Amid its recent prediction for Bitcoin (BTC) to reach $100,000 next year, Standard Chartered has also forecasted that an eventual Spot Bitcoin ETF will drive 165% price gains in 2024. Indeed, the international banking group has identified the product to lead the asset’s massive surge.
The US Securities and Exchange Commission (SEC) is currently reviewing more than a dozen spot Bitcoin ETF applications. Subsequently, an eventual approval would be the first of its kind in the United States. Moreover, it would certainly catapult the asset, bringing it closer to Standard Chartered’s lofty expectations for its performance next year.
Standard Chartered Predicts Massive Gains to Come From Spot Bitcoin ETF Approval
For much of this year, the potential approval of a spot Bitcoin ETF has dominated the digital asset sector. With asset management firms like BlackRock and Fidelity seeking approval, it has garnered a lot of excitement around how it will perform if approved. Subsequently, one international banking entity has high expectations for that performance.

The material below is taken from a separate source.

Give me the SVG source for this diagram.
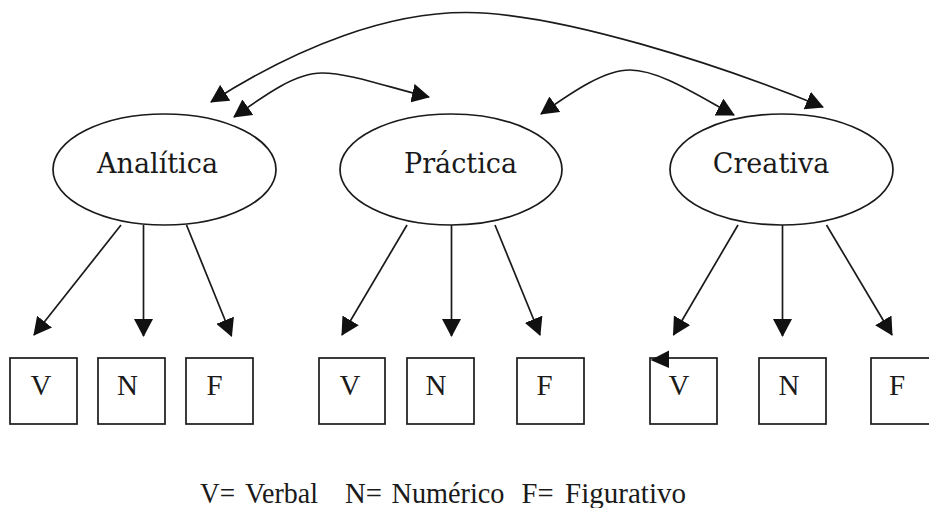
<svg xmlns="http://www.w3.org/2000/svg" width="929" height="508" viewBox="0 0 929 508">
  <style>
    .oval { fill: #fff; stroke: #1a1a1a; stroke-width: 1.7; }
    .box { fill: #fff; stroke: #1a1a1a; stroke-width: 1.7; }
    .link { fill: none; stroke: #1a1a1a; stroke-width: 1.7; }
    .head { fill: #111; }
    .title { font-family: "DejaVu Serif", "Liberation Serif", serif; font-size: 27px; fill: #1a1a1a; text-anchor: middle; }
    .letter { font-family: "Liberation Serif", "Times New Roman", serif; font-size: 29px; fill: #1a1a1a; text-anchor: middle; }
    .legend { font-family: "Liberation Serif", "Times New Roman", serif; font-size: 30px; fill: #1a1a1a; }
  </style>
  <defs>
    <marker id="arrow" viewBox="0 0 18 19" markerWidth="18" markerHeight="19" refX="17" refY="9.5" orient="auto-start-reverse" markerUnits="userSpaceOnUse">
      <path class="head" d="M0,0 L18,9.5 L0,19 Z"/>
    </marker>
  </defs>

  <!-- ability ovals -->
  <g id="analitica">
    <ellipse class="oval" cx="164.5" cy="169.5" rx="111.5" ry="55.5"/>
    <text class="title" x="157.5" y="172.5">Analítica</text>
  </g>
  <g id="practica">
    <ellipse class="oval" cx="451" cy="169.5" rx="111" ry="55.5"/>
    <text class="title" x="460.5" y="172.5">Práctica</text>
  </g>
  <g id="creativa">
    <ellipse class="oval" cx="781.5" cy="169.5" rx="111.5" ry="55.5"/>
    <text class="title" x="771" y="172.5">Creativa</text>
  </g>

  <!-- V / N / F boxes -->
  <g id="analitica-v"><rect class="box" x="10" y="358" width="67" height="66"/><text class="letter" x="41" y="395">V</text></g>
  <g id="analitica-n"><rect class="box" x="98" y="358" width="67" height="66"/><text class="letter" x="127.5" y="395">N</text></g>
  <g id="analitica-f"><rect class="box" x="186" y="358" width="67" height="66"/><text class="letter" x="214.5" y="395">F</text></g>

  <g id="practica-v"><rect class="box" x="319" y="358" width="66" height="66"/><text class="letter" x="350" y="395">V</text></g>
  <g id="practica-n"><rect class="box" x="407" y="358" width="67" height="66"/><text class="letter" x="436" y="395">N</text></g>
  <g id="practica-f"><rect class="box" x="517" y="358" width="67" height="66"/><text class="letter" x="544.5" y="395">F</text></g>

  <g id="creativa-v"><rect class="box" x="650" y="358" width="67" height="66"/><text class="letter" x="679" y="395">V</text></g>
  <g id="creativa-n"><rect class="box" x="759" y="358" width="67" height="66"/><text class="letter" x="789" y="395">N</text></g>
  <g id="creativa-f"><rect class="box" x="871" y="358" width="67" height="66"/><text class="letter" x="897" y="395">F</text></g>

  <!-- connectors, drawn over the shapes -->
  <g id="connectors">
    <!-- arcs between the three abilities -->
    <path class="link" d="M211,102 C300,45 390,12 467,12.5 C560,13 720,65 823,107" marker-start="url(#arrow)" marker-end="url(#arrow)"/>
    <path class="link" d="M234,117 C265,95 295,73 322,73 C350,73 390,88 429,97" marker-start="url(#arrow)" marker-end="url(#arrow)"/>
    <path class="link" d="M541,114 C575,90 605,70 630,70 C660,70 700,97 734,115" marker-start="url(#arrow)" marker-end="url(#arrow)"/>

    <!-- Analítica branches -->
    <line class="link" x1="121" y1="225" x2="34" y2="335" marker-end="url(#arrow)"/>
    <line class="link" x1="143.5" y1="225" x2="143.5" y2="336" marker-end="url(#arrow)"/>
    <line class="link" x1="186.5" y1="225" x2="231.5" y2="336" marker-end="url(#arrow)"/>

    <!-- Práctica branches -->
    <line class="link" x1="407" y1="225" x2="342" y2="335" marker-end="url(#arrow)"/>
    <line class="link" x1="451.5" y1="225" x2="451.5" y2="336" marker-end="url(#arrow)"/>
    <line class="link" x1="495" y1="225" x2="540" y2="335" marker-end="url(#arrow)"/>

    <!-- Creativa branches -->
    <line class="link" x1="738" y1="225" x2="673.5" y2="335" marker-end="url(#arrow)"/>
    <line class="link" x1="782.5" y1="225" x2="782.5" y2="336" marker-end="url(#arrow)"/>
    <line class="link" x1="826.5" y1="225" x2="892" y2="335" marker-end="url(#arrow)"/>

    <!-- loose arrowhead on the corner of the last V box -->
    <polygon class="head" points="650.5,360 669,350.5 669,368"/>
  </g>

  <!-- key -->
  <g id="legend">
    <text class="legend" y="503"><tspan x="200" textLength="35" lengthAdjust="spacingAndGlyphs">V=</tspan><tspan x="245" textLength="73" lengthAdjust="spacingAndGlyphs">Verbal</tspan><tspan x="345" textLength="37" lengthAdjust="spacingAndGlyphs">N=</tspan><tspan x="391.5" textLength="113" lengthAdjust="spacingAndGlyphs">Numérico</tspan><tspan x="521.5" textLength="32" lengthAdjust="spacingAndGlyphs">F=</tspan><tspan x="565" textLength="121" lengthAdjust="spacingAndGlyphs">Figurativo</tspan></text>
  </g>
</svg>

Indeed, Standard Chartered has stated that a Spot Bitcoin ETF approval would bring forth 165% gains in 2024. Moreover, that prediction was made in conjunction with the forecasted $100,000 price for Bitcoin heading into next year. Originally made in April, Standard Chartered has doubled down on its Bitcoin proclamation, and it seems as though an eventual ETF is a large part of that.
The bank has stated that a “crypto spring” has begun to Business Insider, calling an end to the crypto winter. Additionally, the bank had noted the upcoming Bitcoin halving of next year to coincide with the ETF. Altogether, the circumstances would provide an environment that would lead to massive gains for the asset.
“We now expect more price upside to materialize before the halving than we previously did, specifically via the earlier-than-expected introduction of US Spot ETFs,” said the baks head of EM FX Research, Geoff Kendrick. “This suggests a risk that the USD 100,000 level could be reached before end-2024.”